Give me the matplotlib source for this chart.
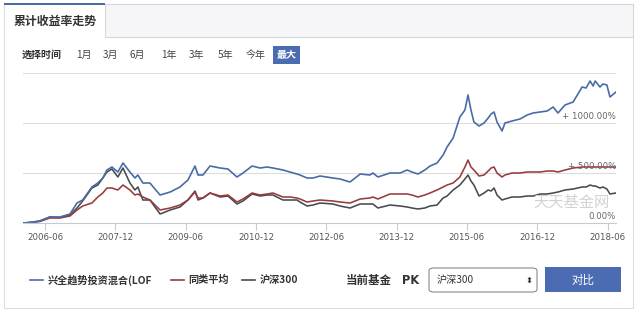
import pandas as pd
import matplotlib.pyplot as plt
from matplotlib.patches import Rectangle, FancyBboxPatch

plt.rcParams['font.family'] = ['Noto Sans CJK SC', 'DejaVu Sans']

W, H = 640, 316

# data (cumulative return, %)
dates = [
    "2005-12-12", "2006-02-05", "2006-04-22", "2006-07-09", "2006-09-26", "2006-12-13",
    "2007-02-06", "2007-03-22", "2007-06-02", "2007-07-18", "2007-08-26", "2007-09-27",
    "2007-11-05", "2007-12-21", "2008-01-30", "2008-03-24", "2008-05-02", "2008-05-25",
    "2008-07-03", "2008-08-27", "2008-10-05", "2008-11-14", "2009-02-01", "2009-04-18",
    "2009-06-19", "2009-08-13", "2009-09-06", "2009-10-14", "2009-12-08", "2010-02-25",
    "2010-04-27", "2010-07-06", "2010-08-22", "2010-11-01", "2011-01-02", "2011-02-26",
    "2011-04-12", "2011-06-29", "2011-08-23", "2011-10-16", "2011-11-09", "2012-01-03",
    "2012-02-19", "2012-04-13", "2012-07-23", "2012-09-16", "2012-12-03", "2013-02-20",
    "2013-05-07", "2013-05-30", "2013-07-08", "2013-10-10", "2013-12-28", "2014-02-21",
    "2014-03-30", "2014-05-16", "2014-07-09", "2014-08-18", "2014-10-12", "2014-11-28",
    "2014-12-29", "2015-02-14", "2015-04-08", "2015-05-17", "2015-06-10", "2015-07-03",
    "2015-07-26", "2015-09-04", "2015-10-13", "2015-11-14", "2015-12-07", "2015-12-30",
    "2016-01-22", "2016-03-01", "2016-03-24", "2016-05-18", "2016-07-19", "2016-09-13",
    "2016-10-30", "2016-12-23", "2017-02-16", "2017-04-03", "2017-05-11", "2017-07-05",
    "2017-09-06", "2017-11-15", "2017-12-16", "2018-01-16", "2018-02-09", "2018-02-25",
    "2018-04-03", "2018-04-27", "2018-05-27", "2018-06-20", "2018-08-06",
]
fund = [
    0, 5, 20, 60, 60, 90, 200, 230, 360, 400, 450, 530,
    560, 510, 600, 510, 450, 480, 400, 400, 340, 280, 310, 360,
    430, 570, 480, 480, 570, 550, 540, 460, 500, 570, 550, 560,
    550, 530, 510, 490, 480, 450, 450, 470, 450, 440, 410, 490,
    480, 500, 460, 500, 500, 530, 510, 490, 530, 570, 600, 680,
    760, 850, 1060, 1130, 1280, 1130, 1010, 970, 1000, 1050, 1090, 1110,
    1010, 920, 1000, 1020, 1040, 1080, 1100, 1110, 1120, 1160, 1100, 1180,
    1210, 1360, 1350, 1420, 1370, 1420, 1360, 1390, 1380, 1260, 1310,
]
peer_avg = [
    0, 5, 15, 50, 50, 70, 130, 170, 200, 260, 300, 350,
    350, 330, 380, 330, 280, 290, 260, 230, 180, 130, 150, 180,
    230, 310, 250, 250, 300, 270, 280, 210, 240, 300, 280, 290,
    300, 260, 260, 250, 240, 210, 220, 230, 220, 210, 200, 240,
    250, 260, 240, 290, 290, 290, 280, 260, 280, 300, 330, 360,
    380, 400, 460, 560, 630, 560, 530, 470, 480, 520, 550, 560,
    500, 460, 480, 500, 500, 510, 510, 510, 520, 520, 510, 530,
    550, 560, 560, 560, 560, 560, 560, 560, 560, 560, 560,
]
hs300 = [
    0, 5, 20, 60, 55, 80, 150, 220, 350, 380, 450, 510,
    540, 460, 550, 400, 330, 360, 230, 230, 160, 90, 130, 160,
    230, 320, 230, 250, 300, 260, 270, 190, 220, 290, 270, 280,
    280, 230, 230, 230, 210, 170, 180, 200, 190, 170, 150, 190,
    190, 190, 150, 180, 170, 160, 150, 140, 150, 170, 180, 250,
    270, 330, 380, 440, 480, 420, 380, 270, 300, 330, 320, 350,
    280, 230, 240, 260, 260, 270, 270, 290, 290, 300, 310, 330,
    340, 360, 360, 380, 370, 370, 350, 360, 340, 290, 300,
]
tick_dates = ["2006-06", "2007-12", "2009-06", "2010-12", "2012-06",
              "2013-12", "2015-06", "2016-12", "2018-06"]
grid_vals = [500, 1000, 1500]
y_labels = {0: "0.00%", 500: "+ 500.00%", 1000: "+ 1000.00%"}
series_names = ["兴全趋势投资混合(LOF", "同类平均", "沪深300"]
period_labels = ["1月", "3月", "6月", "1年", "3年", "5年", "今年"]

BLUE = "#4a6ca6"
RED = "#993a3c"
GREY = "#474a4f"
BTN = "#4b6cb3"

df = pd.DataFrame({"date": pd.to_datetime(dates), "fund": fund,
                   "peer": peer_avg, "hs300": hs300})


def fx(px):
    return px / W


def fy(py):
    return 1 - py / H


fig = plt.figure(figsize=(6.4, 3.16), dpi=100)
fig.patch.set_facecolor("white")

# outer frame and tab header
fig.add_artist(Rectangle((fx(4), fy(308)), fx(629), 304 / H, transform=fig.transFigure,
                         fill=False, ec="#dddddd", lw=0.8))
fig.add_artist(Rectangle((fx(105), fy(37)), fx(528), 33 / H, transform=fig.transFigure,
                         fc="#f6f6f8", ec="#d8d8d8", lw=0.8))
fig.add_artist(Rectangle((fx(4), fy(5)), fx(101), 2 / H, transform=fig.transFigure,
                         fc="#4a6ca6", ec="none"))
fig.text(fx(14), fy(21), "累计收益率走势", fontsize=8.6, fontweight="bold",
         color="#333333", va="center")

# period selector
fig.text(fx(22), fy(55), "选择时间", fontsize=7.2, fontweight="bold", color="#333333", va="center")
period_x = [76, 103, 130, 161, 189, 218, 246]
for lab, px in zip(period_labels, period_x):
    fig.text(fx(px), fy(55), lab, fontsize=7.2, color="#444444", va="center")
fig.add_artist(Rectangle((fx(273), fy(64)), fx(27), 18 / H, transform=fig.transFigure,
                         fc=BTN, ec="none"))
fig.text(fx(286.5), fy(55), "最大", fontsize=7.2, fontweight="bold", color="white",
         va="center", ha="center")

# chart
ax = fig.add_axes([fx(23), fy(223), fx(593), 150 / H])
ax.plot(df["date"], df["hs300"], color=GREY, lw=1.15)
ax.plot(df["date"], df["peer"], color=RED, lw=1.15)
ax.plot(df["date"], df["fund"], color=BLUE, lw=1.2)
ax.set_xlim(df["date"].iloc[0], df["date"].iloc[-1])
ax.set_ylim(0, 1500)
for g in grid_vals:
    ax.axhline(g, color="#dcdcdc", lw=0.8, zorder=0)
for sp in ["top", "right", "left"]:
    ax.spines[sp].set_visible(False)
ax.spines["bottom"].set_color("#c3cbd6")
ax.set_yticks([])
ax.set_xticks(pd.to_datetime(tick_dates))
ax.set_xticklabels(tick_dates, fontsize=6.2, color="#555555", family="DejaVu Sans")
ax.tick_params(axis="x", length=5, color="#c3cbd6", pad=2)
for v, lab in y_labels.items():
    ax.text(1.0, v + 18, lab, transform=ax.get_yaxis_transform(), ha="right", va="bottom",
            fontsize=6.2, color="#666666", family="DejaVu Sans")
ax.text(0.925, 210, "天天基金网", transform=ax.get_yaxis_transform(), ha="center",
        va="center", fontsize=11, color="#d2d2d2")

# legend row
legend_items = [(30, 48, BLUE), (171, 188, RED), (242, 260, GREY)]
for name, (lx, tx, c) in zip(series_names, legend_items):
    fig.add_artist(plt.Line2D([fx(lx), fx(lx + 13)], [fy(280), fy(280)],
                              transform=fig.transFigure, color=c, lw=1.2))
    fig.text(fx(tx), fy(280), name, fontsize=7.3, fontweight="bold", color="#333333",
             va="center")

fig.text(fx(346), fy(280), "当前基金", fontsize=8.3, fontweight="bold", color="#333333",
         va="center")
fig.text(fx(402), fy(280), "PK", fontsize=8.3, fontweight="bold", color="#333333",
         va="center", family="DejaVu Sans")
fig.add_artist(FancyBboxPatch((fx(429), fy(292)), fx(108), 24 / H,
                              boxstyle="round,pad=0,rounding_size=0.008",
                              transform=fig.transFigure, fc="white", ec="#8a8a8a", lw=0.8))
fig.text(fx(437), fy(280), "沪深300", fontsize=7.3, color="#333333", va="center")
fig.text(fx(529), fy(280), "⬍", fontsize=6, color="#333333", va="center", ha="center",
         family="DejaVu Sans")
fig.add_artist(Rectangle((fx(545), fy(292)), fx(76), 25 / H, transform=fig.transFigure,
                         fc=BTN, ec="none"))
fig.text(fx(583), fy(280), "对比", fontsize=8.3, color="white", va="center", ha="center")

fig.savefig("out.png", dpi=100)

• **What is needed**:
From the first line above down to the line with "W, H = 640, 316", reproduce every line and no others, omitting pictures.

• **Written response**:
Give me the matplotlib source for this chart.
import pandas as pd
import matplotlib.pyplot as plt
from matplotlib.patches import Rectangle, FancyBboxPatch

plt.rcParams['font.family'] = ['Noto Sans CJK SC', 'DejaVu Sans']

W, H = 640, 316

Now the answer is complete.